Written task: Reproduce the listing exactly and skip over any pictures.

Given material:

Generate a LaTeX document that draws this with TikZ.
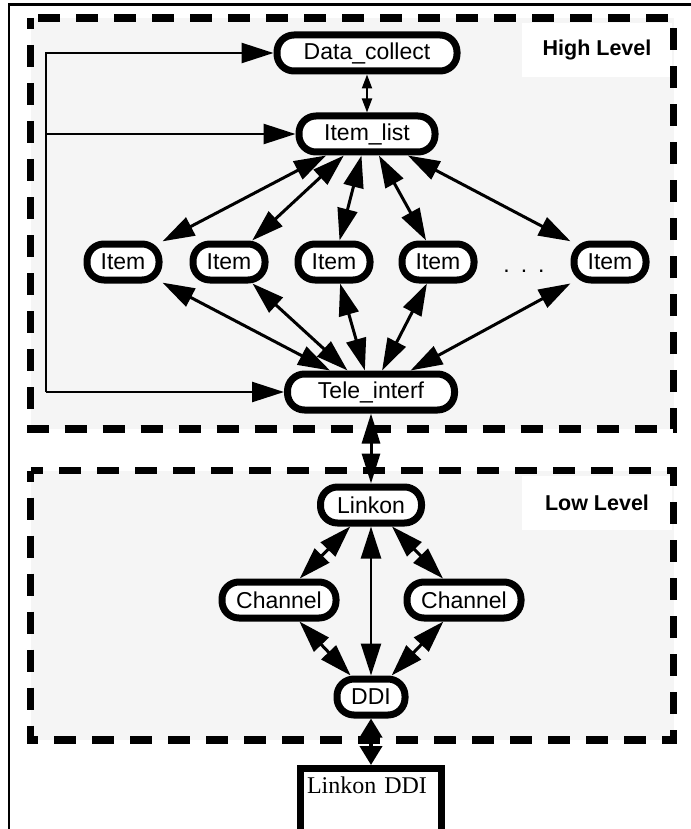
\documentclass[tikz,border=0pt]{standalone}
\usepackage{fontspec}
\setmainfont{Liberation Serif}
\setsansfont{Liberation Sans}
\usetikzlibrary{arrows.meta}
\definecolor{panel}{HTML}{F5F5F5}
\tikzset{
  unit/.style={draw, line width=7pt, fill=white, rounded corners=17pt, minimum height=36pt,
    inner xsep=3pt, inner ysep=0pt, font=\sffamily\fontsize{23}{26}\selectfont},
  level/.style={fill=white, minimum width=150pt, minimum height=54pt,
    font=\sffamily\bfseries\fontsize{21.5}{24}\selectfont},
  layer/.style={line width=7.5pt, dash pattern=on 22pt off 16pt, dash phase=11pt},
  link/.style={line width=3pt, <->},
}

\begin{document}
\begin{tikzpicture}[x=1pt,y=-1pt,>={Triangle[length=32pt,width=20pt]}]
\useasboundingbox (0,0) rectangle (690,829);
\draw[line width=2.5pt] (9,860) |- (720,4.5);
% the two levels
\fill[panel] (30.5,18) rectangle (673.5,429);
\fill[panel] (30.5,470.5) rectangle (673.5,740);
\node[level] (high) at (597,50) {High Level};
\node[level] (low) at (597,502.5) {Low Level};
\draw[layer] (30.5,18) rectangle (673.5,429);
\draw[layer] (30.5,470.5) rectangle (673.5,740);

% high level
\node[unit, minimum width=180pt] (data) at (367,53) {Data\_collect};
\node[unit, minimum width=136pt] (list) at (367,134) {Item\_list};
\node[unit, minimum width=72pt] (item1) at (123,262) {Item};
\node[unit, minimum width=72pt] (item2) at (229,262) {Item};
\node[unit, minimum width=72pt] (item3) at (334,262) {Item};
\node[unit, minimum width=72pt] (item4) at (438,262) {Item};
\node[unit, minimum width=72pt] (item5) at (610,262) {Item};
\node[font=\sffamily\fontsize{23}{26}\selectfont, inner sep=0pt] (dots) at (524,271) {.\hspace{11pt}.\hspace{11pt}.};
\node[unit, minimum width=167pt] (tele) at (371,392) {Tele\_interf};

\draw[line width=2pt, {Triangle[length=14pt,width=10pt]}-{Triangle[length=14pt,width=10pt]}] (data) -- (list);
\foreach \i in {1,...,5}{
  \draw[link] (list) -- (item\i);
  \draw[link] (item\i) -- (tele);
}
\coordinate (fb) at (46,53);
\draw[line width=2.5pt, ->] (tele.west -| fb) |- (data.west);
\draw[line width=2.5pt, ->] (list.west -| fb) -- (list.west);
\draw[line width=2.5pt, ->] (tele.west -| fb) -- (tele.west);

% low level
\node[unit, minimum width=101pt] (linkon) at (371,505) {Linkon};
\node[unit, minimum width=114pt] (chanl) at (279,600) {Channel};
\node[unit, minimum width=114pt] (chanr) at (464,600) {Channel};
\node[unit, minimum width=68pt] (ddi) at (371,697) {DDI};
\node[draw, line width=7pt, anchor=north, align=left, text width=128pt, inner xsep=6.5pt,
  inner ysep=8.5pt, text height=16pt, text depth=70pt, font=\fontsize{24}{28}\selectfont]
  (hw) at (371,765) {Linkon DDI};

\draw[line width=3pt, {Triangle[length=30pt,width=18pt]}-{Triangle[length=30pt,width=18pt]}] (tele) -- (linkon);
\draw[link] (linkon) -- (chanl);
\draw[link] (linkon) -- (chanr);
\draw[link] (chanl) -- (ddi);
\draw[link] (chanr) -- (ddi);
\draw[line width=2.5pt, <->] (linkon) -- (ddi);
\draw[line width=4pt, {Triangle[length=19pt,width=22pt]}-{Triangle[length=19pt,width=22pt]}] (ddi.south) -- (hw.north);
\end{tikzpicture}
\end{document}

Solution for this task:
Generate a LaTeX document that draws this with TikZ.
\documentclass[tikz,border=0pt]{standalone}
\usepackage{fontspec}
\setmainfont{Liberation Serif}
\setsansfont{Liberation Sans}
\usetikzlibrary{arrows.meta}
\definecolor{panel}{HTML}{F5F5F5}
\tikzset{
  unit/.style={draw, line width=7pt, fill=white, rounded corners=17pt, minimum height=36pt,
    inner xsep=3pt, inner ysep=0pt, font=\sffamily\fontsize{23}{26}\selectfont},
  level/.style={fill=white, minimum width=150pt, minimum height=54pt,
    font=\sffamily\bfseries\fontsize{21.5}{24}\selectfont},
  layer/.style={line width=7.5pt, dash pattern=on 22pt off 16pt, dash phase=11pt},
  link/.style={line width=3pt, <->},
}

\begin{document}
\begin{tikzpicture}[x=1pt,y=-1pt,>={Triangle[length=32pt,width=20pt]}]
\useasboundingbox (0,0) rectangle (690,829);
\draw[line width=2.5pt] (9,860) |- (720,4.5);
% the two levels
\fill[panel] (30.5,18) rectangle (673.5,429);
\fill[panel] (30.5,470.5) rectangle (673.5,740);
\node[level] (high) at (597,50) {High Level};
\node[level] (low) at (597,502.5) {Low Level};
\draw[layer] (30.5,18) rectangle (673.5,429);
\draw[layer] (30.5,470.5) rectangle (673.5,740);

% high level
\node[unit, minimum width=180pt] (data) at (367,53) {Data\_collect};
\node[unit, minimum width=136pt] (list) at (367,134) {Item\_list};
\node[unit, minimum width=72pt] (item1) at (123,262) {Item};
\node[unit, minimum width=72pt] (item2) at (229,262) {Item};
\node[unit, minimum width=72pt] (item3) at (334,262) {Item};
\node[unit, minimum width=72pt] (item4) at (438,262) {Item};
\node[unit, minimum width=72pt] (item5) at (610,262) {Item};
\node[font=\sffamily\fontsize{23}{26}\selectfont, inner sep=0pt] (dots) at (524,271) {.\hspace{11pt}.\hspace{11pt}.};
\node[unit, minimum width=167pt] (tele) at (371,392) {Tele\_interf};

\draw[line width=2pt, {Triangle[length=14pt,width=10pt]}-{Triangle[length=14pt,width=10pt]}] (data) -- (list);
\foreach \i in {1,...,5}{
  \draw[link] (list) -- (item\i);
  \draw[link] (item\i) -- (tele);
}
\coordinate (fb) at (46,53);
\draw[line width=2.5pt, ->] (tele.west -| fb) |- (data.west);
\draw[line width=2.5pt, ->] (list.west -| fb) -- (list.west);
\draw[line width=2.5pt, ->] (tele.west -| fb) -- (tele.west);

% low level
\node[unit, minimum width=101pt] (linkon) at (371,505) {Linkon};
\node[unit, minimum width=114pt] (chanl) at (279,600) {Channel};
\node[unit, minimum width=114pt] (chanr) at (464,600) {Channel};
\node[unit, minimum width=68pt] (ddi) at (371,697) {DDI};
\node[draw, line width=7pt, anchor=north, align=left, text width=128pt, inner xsep=6.5pt,
  inner ysep=8.5pt, text height=16pt, text depth=70pt, font=\fontsize{24}{28}\selectfont]
  (hw) at (371,765) {Linkon DDI};

\draw[line width=3pt, {Triangle[length=30pt,width=18pt]}-{Triangle[length=30pt,width=18pt]}] (tele) -- (linkon);
\draw[link] (linkon) -- (chanl);
\draw[link] (linkon) -- (chanr);
\draw[link] (chanl) -- (ddi);
\draw[link] (chanr) -- (ddi);
\draw[line width=2.5pt, <->] (linkon) -- (ddi);
\draw[line width=4pt, {Triangle[length=19pt,width=22pt]}-{Triangle[length=19pt,width=22pt]}] (ddi.south) -- (hw.north);
\end{tikzpicture}
\end{document}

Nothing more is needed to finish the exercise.